• Sequences in Go part 1 - introduction to iterators [Go]
  • Sequences in Go part 2 - introduction to gopowerseq [Go]
  • Sequences in Go part 3 - solving tasks using gopowerseq [Go]

    • Advent Of Code “count increases”

    Advent of code website provides many sample programming tasks. Implementing them is a great way of learning a new programming language. Let’s take the first one from 2021. For the input list of numbers, count how many numbers are greater than the preview ones. For the sample data provided with the task description, there are 7 such numbers.

    199 (N/A - no previous measurement)
200 (increased)
208 (increased)
210 (increased)
200 (decreased)
207 (increased)
240 (increased)
269 (increased)
260 (decreased)
263 (increased)`

    import (
  "iter"
  "strconv"
  "strings"

  "github.com/marcinnajder/gopowerseq/seq"
  "github.com/marcinnajder/gopowerseq/seqs"
)

func loadData(input string) []int {
  lines := strings.Split(input, "\n")
  numbers := make([]int, len(lines))
  for i, line := range lines {
    if number, err := strconv.Atoi(line); err != nil {
      panic(err)
    } else {
      numbers[i] = number
    }
  }
  return numbers
}

func countIncreases(numbers iter.Seq[int]) int {
  return seq.Pipe3(
    numbers,
    seq.Pairwise[int](),
    seq.ToTuples[int, int](),
    seq.CountFunc(func(p seq.Tuple[int, int]) bool { return p.Item2 > p.Item1 }),
  )
}

func Puzzle1(input string) int {
  data := loadData(input)
  numbers := seq.Of(data...)
  return countIncreases(numbers)
}

    The implementation using gopowerseq operators is quite simple. Pairwise function creates a sequence of pairs, then CountFunc function counts items matching specified condition. In the second part of the task, numbers are grouped in “sliding windows” with the size of 3, then all items inside the window are summed up. In the end, those sums are counted the same way as in the first part, whether B+B+B is greater than A+A+A, … This time the correct answer is 5.

    199  A
200  A B
208  A B C
210    B C D
200  E   C D
207  E F   D
240  E F G
269    F G H
260      G H
263        H

    Once again, the gopowerseq library contains all the necessary operators.

    func Puzzle2(input string) int {
  data := loadData(input)
  numbers := seq.Pipe2(
    seq.Of(data...),
    seq.Windowed[int](3),
    seq.Map(seqs.Sum[int]))
  return countIncreases(numbers)
}

    Traversing the tree structure

    Let’s say we have a tree structure stored in the database.

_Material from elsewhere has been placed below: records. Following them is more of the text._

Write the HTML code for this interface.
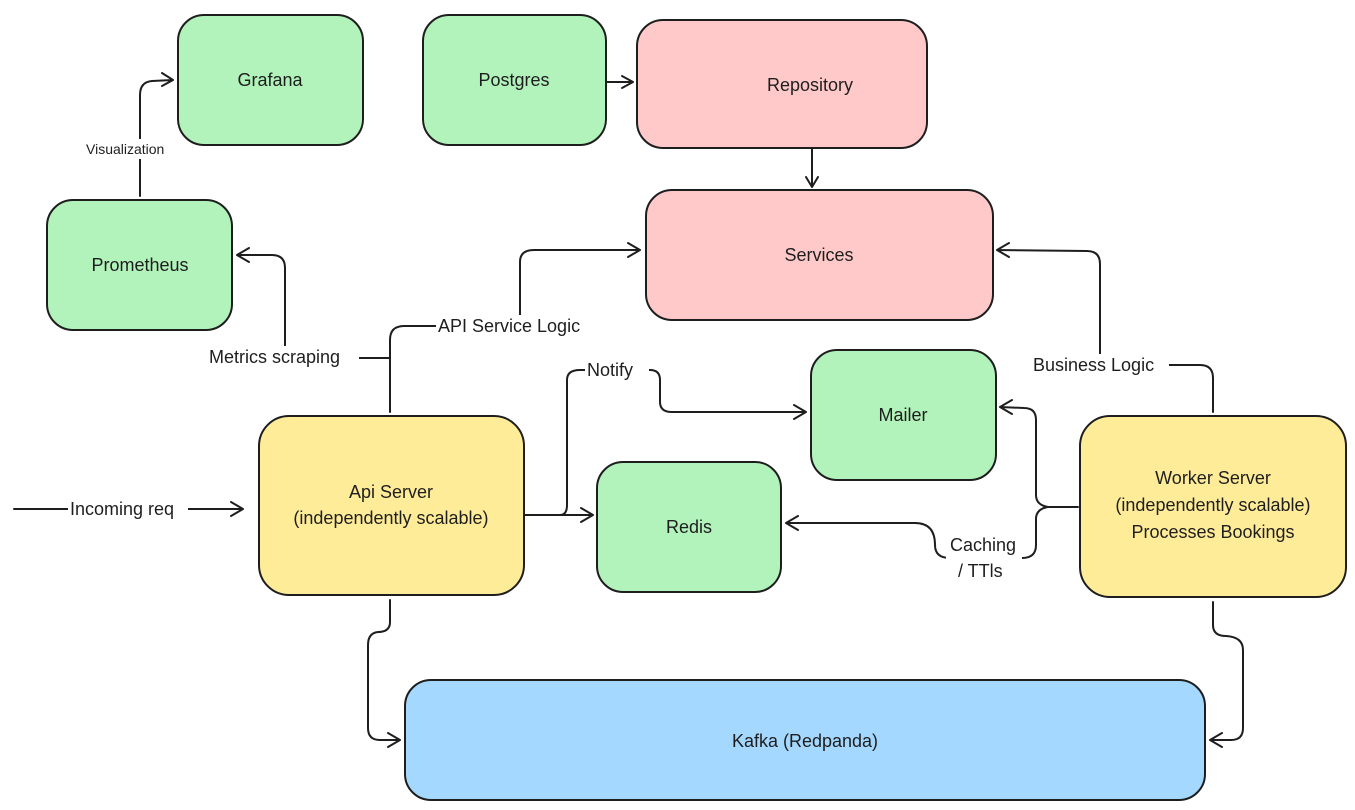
<!DOCTYPE html>
<html><head><meta charset="utf-8"><style>
html,body{margin:0;padding:0;background:#fff;}
svg{display:block;}
text{font-family:"Liberation Sans",sans-serif;font-size:18px;fill:#1e1e1e;}
.b{stroke:#1e1e1e;stroke-width:2;}
.l{fill:none;stroke:#1e1e1e;stroke-width:2;stroke-linejoin:round;stroke-linecap:round;}
.bg{fill:#fff;}
</style></head><body>
<svg width="1355" height="810" viewBox="0 0 1355 810" xmlns="http://www.w3.org/2000/svg">
<!-- boxes -->
<rect class="b" x="178" y="15" width="185" height="130" rx="26" fill="#b2f2bb"/>
<rect class="b" x="423" y="15" width="183" height="130" rx="26" fill="#b2f2bb"/>
<rect class="b" x="637" y="20" width="290" height="128" rx="26" fill="#ffc9c9"/>
<rect class="b" x="47" y="200" width="185" height="130" rx="26" fill="#b2f2bb"/>
<rect class="b" x="646" y="190" width="347" height="130" rx="26" fill="#ffc9c9"/>
<rect class="b" x="811" y="350" width="185" height="130" rx="26" fill="#b2f2bb"/>
<rect class="b" x="259" y="416" width="265" height="179" rx="30" fill="#ffec99"/>
<rect class="b" x="597" y="462" width="184" height="130" rx="26" fill="#b2f2bb"/>
<rect class="b" x="1080" y="416" width="266" height="181" rx="30" fill="#ffec99"/>
<rect class="b" x="405" y="680" width="800" height="120" rx="26" fill="#a5d8ff"/>
<!-- box labels -->
<g text-anchor="middle">
<text x="270" y="86">Grafana</text>
<text x="514" y="86">Postgres</text>
<text x="810" y="91">Repository</text>
<text x="140" y="271">Prometheus</text>
<text x="819" y="261">Services</text>
<text x="903" y="421">Mailer</text>
<text x="391" y="498">Api Server</text>
<text x="391" y="524">(independently scalable)</text>
<text x="689" y="533">Redis</text>
<text x="1213" y="484">Worker Server</text>
<text x="1213" y="511">(independently scalable)</text>
<text x="1213" y="538">Processes Bookings</text>
<text x="805" y="747">Kafka (Redpanda)</text>
</g>
<!-- connectors -->
<path class="l" d="M14 509 H243 M231 502 L243 509 L231 516"/>
<path class="l" d="M140 196 V95 Q140 82 152 81 L173 80 M162 73 L173 80 L162 86"/>
<path class="l" d="M606 82 H633 M622 76 L633 82 L622 88"/>
<path class="l" d="M812 148 V187 M806 177 L812 187 L818 177"/>
<path class="l" d="M390 412 V340 Q390 326 404 326 H520 V262 Q520 250 534 250 L640 250 M628 243 L640 250 L628 257"/>
<path class="l" d="M390 365 V358 H285 V268 Q285 255 272 255 L237 255 M249 248 L237 255 L249 262"/>
<path class="l" d="M524 515 H593 M581 508 L593 515 L581 522"/>
<path class="l" d="M560 515 Q567 515 567 505 V380 Q567 370 580 370 H650 Q660 370 660 380 V402 Q660 412 672 412 L806 412 M794 405 L806 412 L794 419"/>
<path class="l" d="M1078 507 H1048 Q1036 505 1036 495 V420 Q1036 408 1024 408 L1000 407 M1012 400 L1000 407 L1012 414"/>
<path class="l" d="M1048 507 Q1036 509 1036 519 V545 Q1036 558 1022 558 H950 Q935 558 935 545 Q935 523 915 523 L786 523 M798 516 L786 523 L798 530"/>
<path class="l" d="M1213 412 V378 Q1213 365 1200 365 H1100 V264 Q1100 251 1087 251 L997 250 M1009 243 L997 250 L1009 257"/>
<path class="l" d="M390 600 V622 Q390 632 378 632 Q368 633 368 645 V728 Q368 740 380 740 L400 740 M388 733 L400 740 L388 747"/>
<path class="l" d="M1213 602 V625 Q1213 636 1226 636 Q1243 637 1243 650 V728 Q1243 740 1231 740 L1210 740 M1222 733 L1210 740 L1222 747"/>
<!-- connector labels -->
<rect class="bg" x="68" y="498" width="120" height="22"/>
<text x="70" y="515">Incoming req</text>
<rect class="bg" x="84" y="139" width="100" height="20"/>
<text x="86" y="154" style="font-size:14px">Visualization</text>
<rect class="bg" x="436" y="315" width="168" height="22"/>
<text x="438" y="332">API Service Logic</text>
<rect class="bg" x="207" y="346" width="152" height="22"/>
<text x="209" y="363">Metrics scraping</text>
<rect class="bg" x="585" y="360" width="64" height="20"/>
<text x="587" y="376">Notify</text>
<rect class="bg" x="1031" y="354" width="138" height="22"/>
<text x="1033" y="371">Business Logic</text>
<rect class="bg" x="946" y="533" width="76" height="48"/>
<text x="950" y="551">Caching</text>
<text x="958" y="577">/ TTls</text>
</svg>
</body></html>
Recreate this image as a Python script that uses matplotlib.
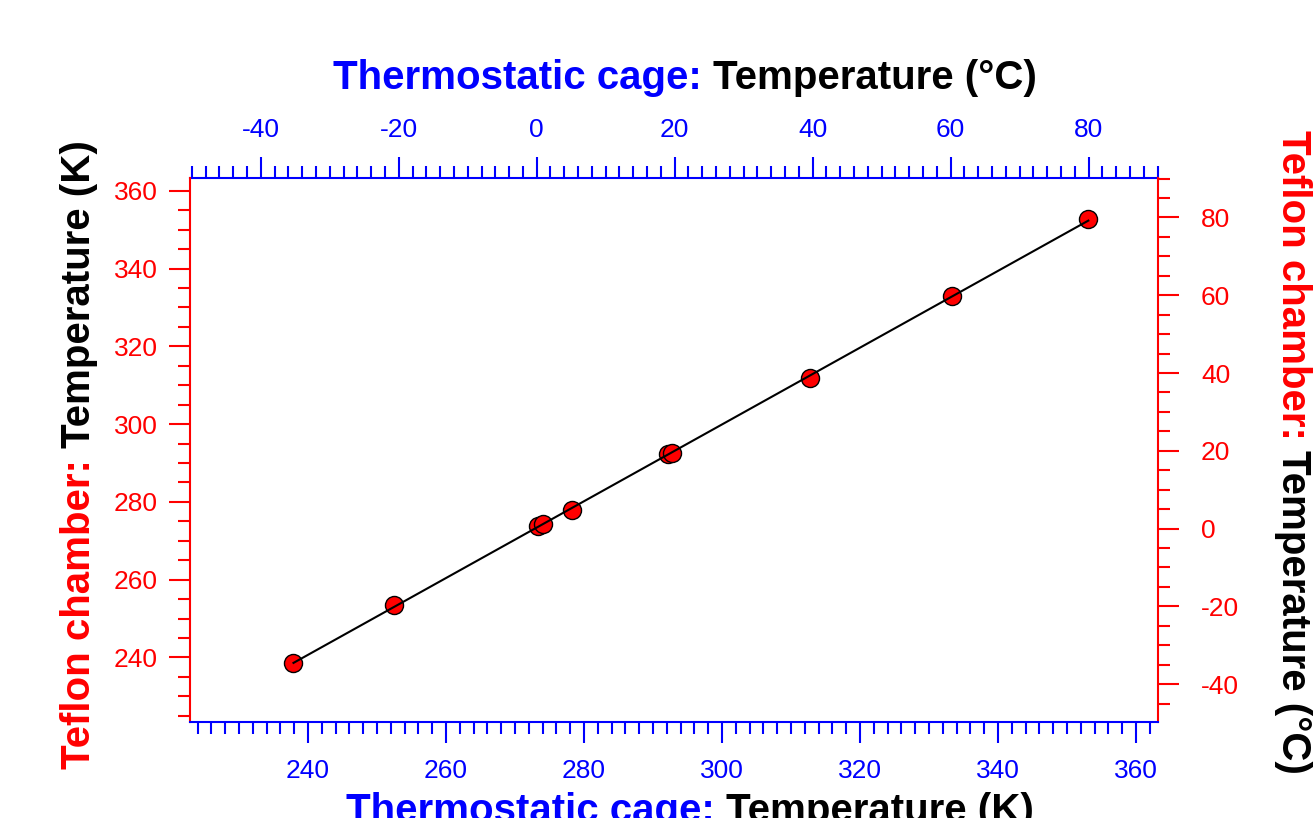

It’s not excessively large, so we can load the entire structure into memory at once. Files and folders serve as a suitable representation for such a structure.

    type Element struct {
  name  string
  kind  string
  items []Element
}

var root = Element{
  name: "C",
  kind: "disc",
  items: []Element{
    {name: "A", kind: "folder", items: []Element{Element{"file1", "file", nil}, {"file2", "file", nil}}},
    {name: "file666", kind: "file"},
  },
}

    Now let’s say we have to implement two different REST endpoints:

    • The first one finds the first element from the tree of the specified kind like folder or file
    • The second one returns all unique kind values

    It would be useful to have a general method for traversing the tree structure. We could use it during the implementation of both endpoints.

    func traverse(elements []Element) iter.Seq[Element] {
  return seqs.FlatMap(elements, func(e Element) iter.Seq[Element] {
    if e.items == nil {
      return seq.Of(e)
    }
    return seq.Concat(seq.Of(e), traverse(e.items))
  })
}

    The traverse function converts the tree structure into a flat sequence of elements by using the FlatMap and Concat operators, along with recursive calls. This function is lazy, it serves as a blueprint for the process of traversing the tree. In general, there is no need to traverse the entire structure. In the first endpoint, our goal is to find the first element of a specified kind.

    func findElementOfKind(rootElement Element, kind string) *Element {
  allElements := traverse([]Element{rootElement})
  el, index := seq.Find(func(e Element) bool { return e.kind == kind })(allElements)
  if index >= 0 {
    return &el
  } else {
    return nil
  }
}

    In the second endpoint, we must process the entire structure because our goal is to identify all the unique kinds of elements.

    func getUniqueElementTypes(rootElement Element) []string {
  return seq.Pipe2(
    traverse([]Element{rootElement}),
    seq.DistinctFunc(func(e Element) string { return e.kind }),
    seq.ToSlice[string](),
  )
}

    The sequence allows to split the solution into two separated phases. The first one encapsulates the logic of iteration over tree data structure. Because the sequence is lazy, the real work can be postponed and moved to separate functions. In the second phase, we process all items at once (getUniqueElementTypes) or a minimal number of items until the specified element is found (findElementOfKind).